The prosecution persuasively argues that persons convicted of second-degree CSC for conduct committed by an individual 17 years of age or older against an individual less than 13 years old and sentenced to probation or jail time present a similar, if not the same, risk to the public as those sentenced to time in prison and, therefore, should be subject to lifetime electronic monitoring. But “arguments that a statute is unwise or results in bad policy should be addressed to the Legislature.” People v Kirby, 440 Mich 485, 493-494; 487 NW2d 404 (1992). Whether the Legislature’s actions are due to concerns about taxing county resources, a strategic decision that crimes resulting in sentences to jail or probation2 do not merit the time and expense involved with lifetime electronic monitoring in addition to maintaining the defendant’s listing on the Michigan *525public sex offender registry, or a mere drafting oversight is not for us to decide. While the Legislature may deem it necessary to make changes to the statutory scheme to provide for the monitoring of persons sentenced to probation or jail time, such changes are not within the province of the judicial branch.
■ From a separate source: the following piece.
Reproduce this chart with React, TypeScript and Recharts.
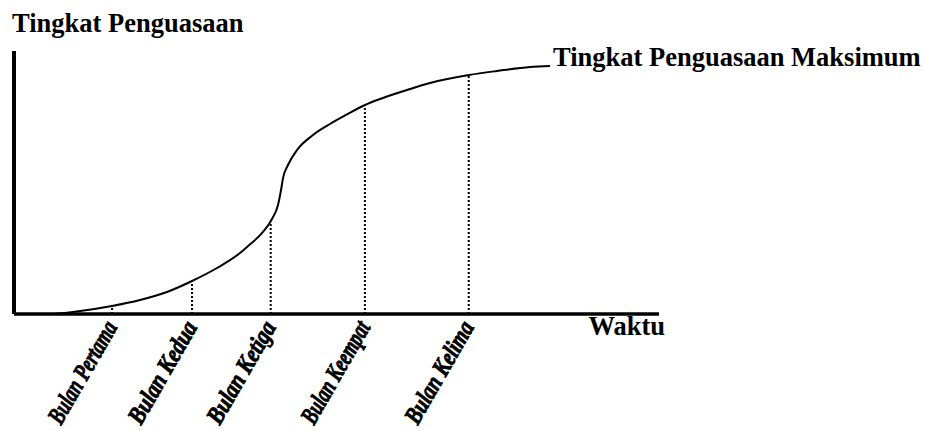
import { LineChart, Line, XAxis, YAxis, ReferenceLine, Label, LabelList } from 'recharts';

// curve (time 0-100, mastery 0-100)
const curveX = [6.05, 9.15, 15.19, 19.53, 23.72, 27.6, 31.47, 35.04, 36.12, 38.6, 40.0, 40.93, 41.4, 41.71, 42.48, 43.88, 46.36, 48.99, 51.63, 54.42, 56.74, 60.93, 64.5, 70.54, 74.88, 80.0, 83.1];
const curveY = [0, 0.76, 3.04, 5.32, 8.37, 12.55, 17.49, 23.19, 25.48, 31.18, 36.12, 41.44, 47.15, 51.71, 56.65, 62.36, 68.06, 72.24, 75.86, 79.47, 81.75, 85.17, 87.83, 90.87, 92.4, 93.92, 94.3];

const monthLabels = ['Bulan Pertama', 'Bulan Kedua', 'Bulan Ketiga', 'Bulan Keempat', 'Bulan Kelima'];
const monthX = [15.2, 27.6, 39.8, 54.4, 70.5];
const monthTop = [2.3, 12.5, 35.0, 79.5, 90.9];

const yTitle = 'Tingkat Penguasaan';
const xTitle = 'Waktu';
const maxLabel = 'Tingkat Penguasaan Maksimum';

const data = curveX.map((x, i) => ({ x, y: curveY[i] }));

const titleFont = { fontFamily: '"Liberation Serif", "Times New Roman", serif', fontWeight: 700, fontSize: 26.5, fill: '#000' };

function MonthTick(props: any) {
  const { x, y, index } = props;
  return (
    <text
      transform={`translate(${x + 6},${y + 13}) rotate(-60)`}
      textAnchor="end"
      textLength={114}
      lengthAdjust="spacingAndGlyphs"
      style={{
        fontFamily: '"Liberation Serif", serif',
        fontWeight: 700,
        fontStyle: 'italic',
        fontSize: 25,
        fill: '#000',
        stroke: '#000',
        strokeWidth: 0.9,
      }}
    >
      {monthLabels[index]}
    </text>
  );
}

export default function App() {
  return (
    <div style={{ position: 'absolute', left: 0, top: 0, width: 926, height: 430, background: '#fff' }}>
      <LineChart width={926} height={430} data={data} margin={{ top: 51, right: 267, bottom: 86, left: 4 }}>
        <XAxis
          type="number"
          dataKey="x"
          domain={[0, 100]}
          ticks={monthX}
          interval={0}
          tick={<MonthTick />}
          tickLine={false}
          tickSize={0}
          tickMargin={0}
          height={30}
          axisLine={{ stroke: '#000', strokeWidth: 3.5 }}
        >
          <Label
            content={(p: any) => (
              <text x={p.viewBox.x + p.viewBox.width + 6} y={p.viewBox.y + 21} textAnchor="end" style={titleFont}>
                {xTitle}
              </text>
            )}
          />
        </XAxis>
        <YAxis
          type="number"
          domain={[0, 100]}
          width={10}
          tick={false}
          tickLine={false}
          axisLine={{ stroke: '#000', strokeWidth: 4 }}
        >
          <Label
            content={(p: any) => (
              <text x={p.viewBox.x + p.viewBox.width - 2} y={p.viewBox.y - 19} style={titleFont}>
                {yTitle}
              </text>
            )}
          />
        </YAxis>
        {monthX.map((mx, i) => (
          <ReferenceLine
            key={monthLabels[i]}
            segment={[{ x: mx, y: 0 }, { x: mx, y: monthTop[i] }]}
            stroke="#000"
            strokeWidth={2}
            strokeDasharray="2 2"
            ifOverflow="visible"
          />
        ))}
        <Line type="monotone" dataKey="y" stroke="#000" strokeWidth={2} dot={false} isAnimationActive={false}>
          <LabelList
            dataKey="y"
            content={(p: any) =>
              p.index === data.length - 1 ? (
                <text x={p.x + 3} y={p.y} style={titleFont}>
                  {maxLabel}
                </text>
              ) : null
            }
          />
        </Line>
      </LineChart>
    </div>
  );
}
Because this is a particularly important matter of public interest, we urge the Legislature to review whether it was indeed the intent of that body to exclude from lifetime electronic monitoring individuals convicted of second-degree criminal sexual conduct who are sentenced to probation or jail time.

V CONCLUSION

Because MCL 791.285 only provides for the implementation of lifetime electronic monitoring of persons who have been released on parole or from prison, or both, defendant, who was sentenced to five years’ probation, with 365 days to be served in jail, is not subject to lifetime electronic monitoring.

Affirmed.

A similar provision was added by 2006 PA 169 to MCL 750.520b, the statute governing first-degree CSC. MCL 750.520b(2)(d). Because a defendant convicted of first-degree CSC may not be sentenced to proba*518tion, however, the concerns addressed herein do not apply to that statute. See People v Nyx, 479 Mich 112, 117 n 8; 734 NW2d 548 (2007); People v Wells, 138 Mich App 450, 451; 360 NW2d 219 (1984).

As stated earlier, a trial court may grant probation if the court determines that the defendant is “not likely again to engage in an *525offensive or criminal course of conduct” and “the public good does not require that the defendant suffer the penalty imposed by law ....” MCL 771.1(1).